AIM OF THE EXERCISE | All lines below must be repeated exactly, with the pictures omitted.

** BEGIN **

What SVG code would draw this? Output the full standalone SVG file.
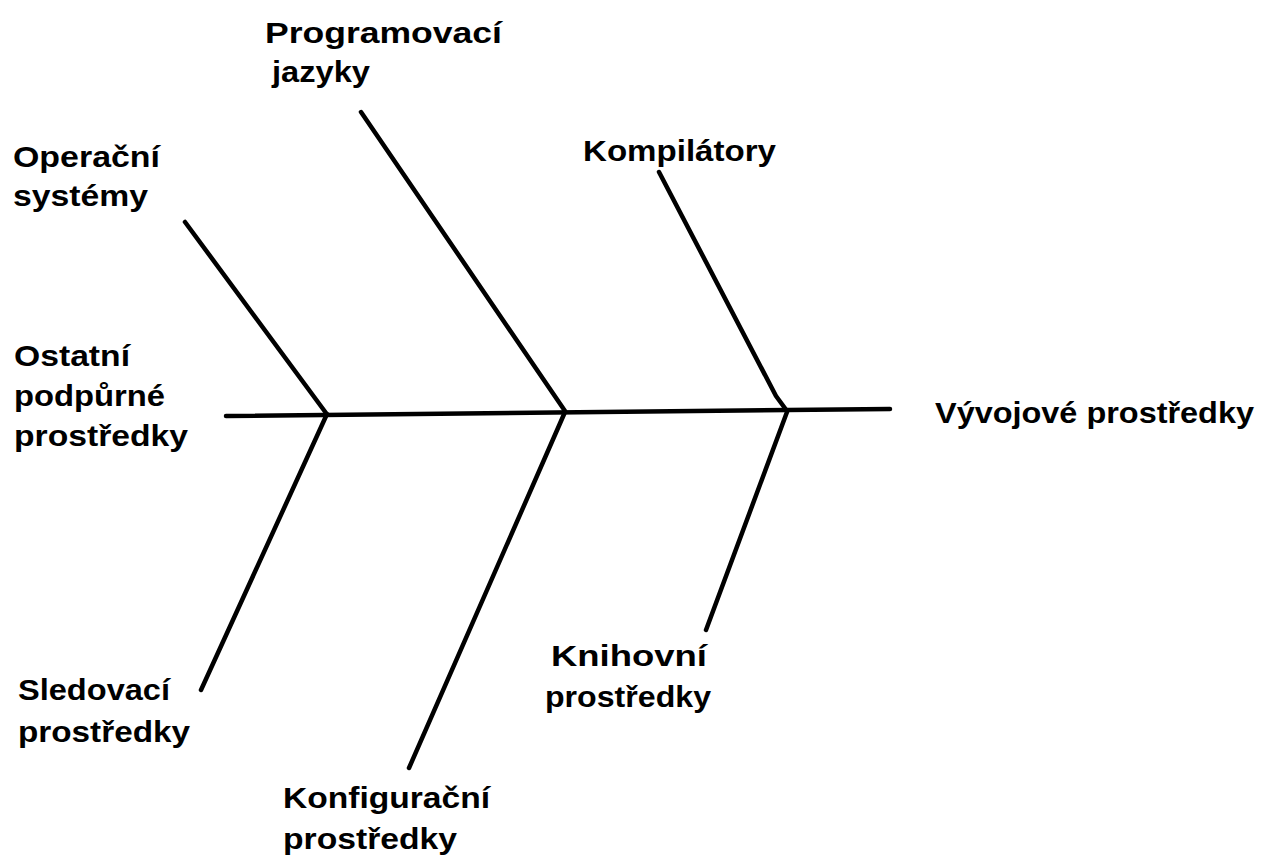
<svg xmlns="http://www.w3.org/2000/svg" width="1269" height="856" viewBox="0 0 1269 856">
<style>
.t{font-family:"Liberation Sans",Arial,sans-serif;font-weight:bold;font-size:30px;fill:#000}
.l{stroke:#000;stroke-width:4.5;fill:none;stroke-linecap:round;stroke-linejoin:round}
</style>
<rect width="1269" height="856" fill="#fff"/>
<g id="connectors">
<path class="l" d="M226,416 L890,409"/>
<path class="l" d="M185,222 L326,413"/>
<path class="l" d="M361,112 L565,411"/>
<path class="l" d="M659,172 L776,396 L787,411"/>
<path class="l" d="M327,414 L201,690"/>
<path class="l" d="M565,412 L409,768"/>
<path class="l" d="M787,412 L706,630"/>
</g>
<g id="effect"><text class="t" x="935" y="423" textLength="319" lengthAdjust="spacingAndGlyphs">Vývojové prostředky</text></g>
<g id="programovaci"><text class="t" x="265" y="43" textLength="237" lengthAdjust="spacingAndGlyphs">Programovací</text><text class="t" x="272" y="82" textLength="98" lengthAdjust="spacingAndGlyphs">jazyky</text></g>
<g id="operacni"><text class="t" x="13" y="167" textLength="147" lengthAdjust="spacingAndGlyphs">Operační</text><text class="t" x="13" y="206" textLength="135" lengthAdjust="spacingAndGlyphs">systémy</text></g>
<g id="kompilatory"><text class="t" x="583" y="161" textLength="193" lengthAdjust="spacingAndGlyphs">Kompilátory</text></g>
<g id="ostatni"><text class="t" x="14" y="366" textLength="116" lengthAdjust="spacingAndGlyphs">Ostatní</text><text class="t" x="14" y="406" textLength="151" lengthAdjust="spacingAndGlyphs">podpůrné</text><text class="t" x="14" y="446" textLength="174" lengthAdjust="spacingAndGlyphs">prostředky</text></g>
<g id="sledovaci"><text class="t" x="18" y="700" textLength="152" lengthAdjust="spacingAndGlyphs">Sledovací</text><text class="t" x="18" y="742" textLength="172" lengthAdjust="spacingAndGlyphs">prostředky</text></g>
<g id="knihovni"><text class="t" x="551" y="666" textLength="156" lengthAdjust="spacingAndGlyphs">Knihovní</text><text class="t" x="545" y="707" textLength="166" lengthAdjust="spacingAndGlyphs">prostředky</text></g>
<g id="konfiguracni"><text class="t" x="283" y="808" textLength="207" lengthAdjust="spacingAndGlyphs">Konfigurační</text><text class="t" x="283" y="849" textLength="174" lengthAdjust="spacingAndGlyphs">prostředky</text></g>
</svg>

** END **

THE RESULT |
What SVG code would draw this? Output the full standalone SVG file.
<svg xmlns="http://www.w3.org/2000/svg" width="1269" height="856" viewBox="0 0 1269 856">
<style>
.t{font-family:"Liberation Sans",Arial,sans-serif;font-weight:bold;font-size:30px;fill:#000}
.l{stroke:#000;stroke-width:4.5;fill:none;stroke-linecap:round;stroke-linejoin:round}
</style>
<rect width="1269" height="856" fill="#fff"/>
<g id="connectors">
<path class="l" d="M226,416 L890,409"/>
<path class="l" d="M185,222 L326,413"/>
<path class="l" d="M361,112 L565,411"/>
<path class="l" d="M659,172 L776,396 L787,411"/>
<path class="l" d="M327,414 L201,690"/>
<path class="l" d="M565,412 L409,768"/>
<path class="l" d="M787,412 L706,630"/>
</g>
<g id="effect"><text class="t" x="935" y="423" textLength="319" lengthAdjust="spacingAndGlyphs">Vývojové prostředky</text></g>
<g id="programovaci"><text class="t" x="265" y="43" textLength="237" lengthAdjust="spacingAndGlyphs">Programovací</text><text class="t" x="272" y="82" textLength="98" lengthAdjust="spacingAndGlyphs">jazyky</text></g>
<g id="operacni"><text class="t" x="13" y="167" textLength="147" lengthAdjust="spacingAndGlyphs">Operační</text><text class="t" x="13" y="206" textLength="135" lengthAdjust="spacingAndGlyphs">systémy</text></g>
<g id="kompilatory"><text class="t" x="583" y="161" textLength="193" lengthAdjust="spacingAndGlyphs">Kompilátory</text></g>
<g id="ostatni"><text class="t" x="14" y="366" textLength="116" lengthAdjust="spacingAndGlyphs">Ostatní</text><text class="t" x="14" y="406" textLength="151" lengthAdjust="spacingAndGlyphs">podpůrné</text><text class="t" x="14" y="446" textLength="174" lengthAdjust="spacingAndGlyphs">prostředky</text></g>
<g id="sledovaci"><text class="t" x="18" y="700" textLength="152" lengthAdjust="spacingAndGlyphs">Sledovací</text><text class="t" x="18" y="742" textLength="172" lengthAdjust="spacingAndGlyphs">prostředky</text></g>
<g id="knihovni"><text class="t" x="551" y="666" textLength="156" lengthAdjust="spacingAndGlyphs">Knihovní</text><text class="t" x="545" y="707" textLength="166" lengthAdjust="spacingAndGlyphs">prostředky</text></g>
<g id="konfiguracni"><text class="t" x="283" y="808" textLength="207" lengthAdjust="spacingAndGlyphs">Konfigurační</text><text class="t" x="283" y="849" textLength="174" lengthAdjust="spacingAndGlyphs">prostředky</text></g>
</svg>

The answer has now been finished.